La idea de ver a Uribe en un proyecto reconciliatorio y de compromiso con algún tipo de reparación es un propósito lejano, pero no por ello indeseable. Con todo, le creo más a Cepeda su deseo de impulsar un proyecto de esta naturaleza a través de la dignificación de los mecanismos que ofrece la justicia transicional que al propio Gustavo Petro, quien se sumó a la propuesta.
Al margen de la ahistórica polémica sobre si Petro recibió o no un indulto como parte de su paso por la guerrilla del M-19, de lo que se trata es de respetar el valor moral de las víctimas, cualquiera sea su victimario. Así como de enaltecer el compromiso con otras dimensiones de la justicia transicional igualmente simbólicas.

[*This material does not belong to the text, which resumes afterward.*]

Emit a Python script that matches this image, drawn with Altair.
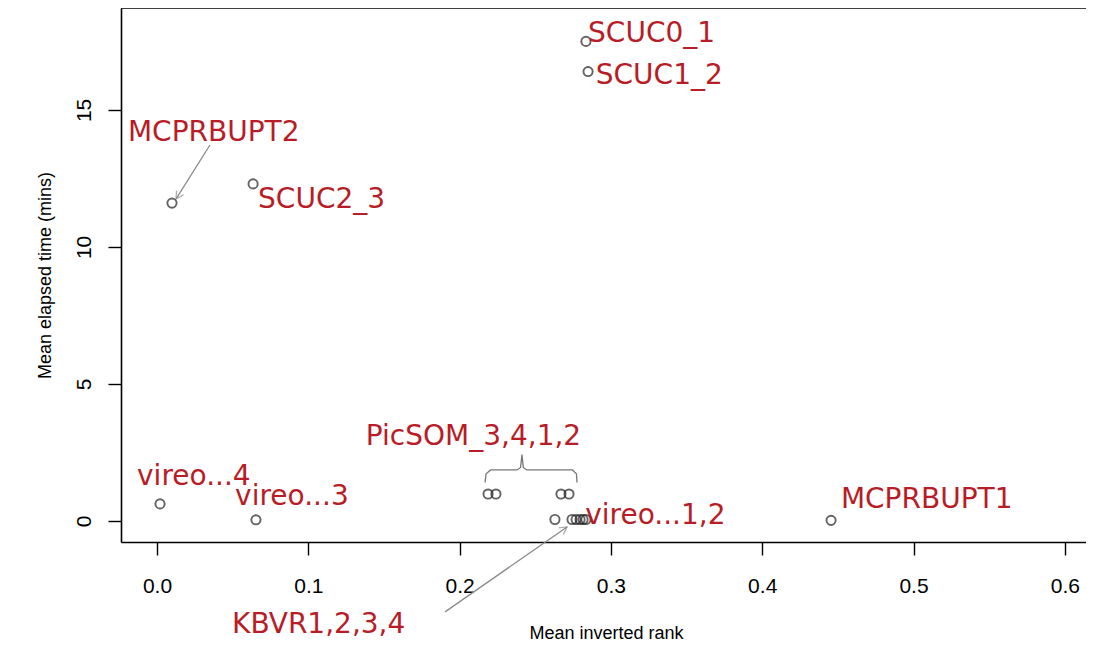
import altair as alt
import pandas as pd

# ---- data ----
run_names = ["SCUC0_1", "SCUC1_2", "SCUC2_3", "MCPRBUPT2", "vireo...4", "vireo...3",
             "PicSOM_3", "PicSOM_4", "PicSOM_1", "PicSOM_2",
             "KBVR1", "KBVR2", "KBVR3", "KBVR4", "vireo...1", "vireo...2", "MCPRBUPT1"]
mean_inv_rank = [0.2835, 0.2849, 0.0635, 0.0099, 0.002, 0.0654,
                 0.2188, 0.224, 0.267, 0.2723,
                 0.263, 0.2743, 0.277, 0.2796, 0.2816, 0.2835, 0.4455]
mean_time = [17.5, 16.4, 12.3, 11.6, 0.62, 0.04,
             0.98, 0.98, 0.98, 0.98,
             0.05, 0.05, 0.05, 0.05, 0.05, 0.05, 0.02]

label_text = ["SCUC0_1", "SCUC1_2", "MCPRBUPT2", "SCUC2_3", "PicSOM_3,4,1,2",
              "vireo...4", "vireo...3", "vireo...1,2", "MCPRBUPT1", "KBVR1,2,3,4"]
label_x = [0.2849, 0.290, -0.0192, 0.0668, 0.138, -0.0132, 0.0516, 0.283, 0.452, 0.0496]
label_y = [17.77, 16.24, 14.16, 11.72, 3.07, 1.61, 0.88, 0.18, 0.77, -3.80]

# arrows (start -> end) in data units
arrow_id = ["a1", "a1", "a2", "a2"]
arrow_order = [0, 1, 0, 1]
arrow_x = [0.035, 0.0126, 0.1904, 0.271]
arrow_y = [13.72, 11.75, -3.32, -0.22]
head_x = [0.0126, 0.271]
head_y = [11.75, -0.22]
head_angle = [212, 55]

# brace over the PicSOM runs
brace_x = [0.2168, 0.2175, 0.2205, 0.2380, 0.2403, 0.2412, 0.2421, 0.2444, 0.2745, 0.2772, 0.2776]
brace_y = [1.40, 1.72, 1.86, 1.86, 1.95, 2.42, 1.95, 1.86, 1.86, 1.72, 1.40]

tick_x = [0.0, 0.1, 0.2, 0.3, 0.4, 0.5, 0.6]
tick_y = [0, 5, 10, 15]

W, H = 965, 534
RED = "#B81D27"
AXFONT = "Liberation Sans Narrow, Arial Narrow, Liberation Sans, sans-serif"

xs = alt.Scale(domain=[-0.0238, 0.614], nice=False, zero=False)
ys = alt.Scale(domain=[-0.77, 18.72], nice=False, zero=False)

x_axis = alt.Axis(values=tick_x, format=".1f", grid=False,
                  tickSize=13, tickColor="black", tickWidth=1.4,
                  domainColor="black", domainWidth=1.6,
                  labelFont=AXFONT, labelFontSize=21, labelColor="black", labelPadding=20,
                  title="Mean inverted rank", titleFont=AXFONT, titleFontSize=18,
                  titleFontWeight="normal", titleColor="black",
                  titleX=485, titleY=91, titleBaseline="middle", titleAlign="center")
y_axis = alt.Axis(values=tick_y, format="d", grid=False,
                  tickSize=13, tickColor="black", tickWidth=1.4,
                  domainColor="black", domainWidth=1.6,
                  labelFont=AXFONT, labelFontSize=21, labelColor="black",
                  labelAngle=270, labelAlign="center", labelBaseline="bottom", labelPadding=14,
                  title="Mean elapsed time (mins)", titleFont=AXFONT, titleFontSize=18,
                  titleFontWeight="normal", titleColor="black", titleAngle=270,
                  titleX=-76, titleY=H / 2, titleBaseline="middle", titleAlign="center")

pts = pd.DataFrame({"name": run_names, "x": mean_inv_rank, "y": mean_time})
labs = pd.DataFrame({"t": label_text, "x": label_x, "y": label_y})
arr = pd.DataFrame({"g": arrow_id, "o": arrow_order, "x": arrow_x, "y": arrow_y})
heads = pd.DataFrame({"x": head_x, "y": head_y, "a": head_angle})
brace = pd.DataFrame({"x": brace_x, "y": brace_y, "o": list(range(len(brace_x)))})

points = alt.Chart(pts).mark_point(shape="circle", filled=False, size=85,
                                   stroke="#222222", strokeWidth=1.9).encode(
    x=alt.X("x:Q", scale=xs, axis=x_axis),
    y=alt.Y("y:Q", scale=ys, axis=y_axis),
)

labels = alt.Chart(labs).mark_text(align="left", baseline="middle", font="DejaVu Sans",
                                   fontSize=28, color=RED).encode(
    x=alt.X("x:Q", scale=xs), y=alt.Y("y:Q", scale=ys), text="t:N")

arrows = alt.Chart(arr).mark_line(color="#8a8a8a", strokeWidth=1.3).encode(
    x=alt.X("x:Q", scale=xs), y=alt.Y("y:Q", scale=ys), detail="g:N", order="o:Q")

arrowheads = alt.Chart(heads).mark_point(shape="M-0.55,1L0,0L0.55,1", filled=False,
                                         size=220, stroke="#8a8a8a", strokeWidth=1.3).encode(
    x=alt.X("x:Q", scale=xs), y=alt.Y("y:Q", scale=ys),
    angle=alt.Angle("a:Q", scale=None))

brace_line = alt.Chart(brace).mark_line(color="#777777", strokeWidth=1.3).encode(
    x=alt.X("x:Q", scale=xs), y=alt.Y("y:Q", scale=ys), order="o:Q")

top_line = alt.Chart(pd.DataFrame({"k": [0]})).mark_rule(color="black", strokeWidth=1.6).encode(
    x=alt.value(0), x2=alt.value(W), y=alt.value(0))

chart = alt.layer(top_line, brace_line, arrows, arrowheads, points, labels).properties(
    width=W, height=H,
    autosize=alt.AutoSizeParams(type="none"),
    padding={"left": 113, "top": 0, "right": 0, "bottom": 105},
    background="white",
).configure_view(stroke=None)

chart.save("out.html", embed_options={"renderer": "svg", "actions": False})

Para cuando Petro dejó las armas, ni el país ni la comunidad internacional contaban todavía con un diccionario político apropiado para impulsar y defender los mecanismos de la justicia transicional. Lo que sí cambió desde entonces fue el inicio de la apertura a otras formas de practicar la justicia en las que las cárceles y el castigo no son el nudo central de la operación.
Sí lo es, en cambio, un compromiso con las ideas de la no repetición y otros elementos que el presidente Petro ha obviado recientemente y en diversas ocasiones, defendiendo banderas del M-19 y optando por alardear de sotanas y sombreros relacionados con los combatientes por encima de sus víctimas.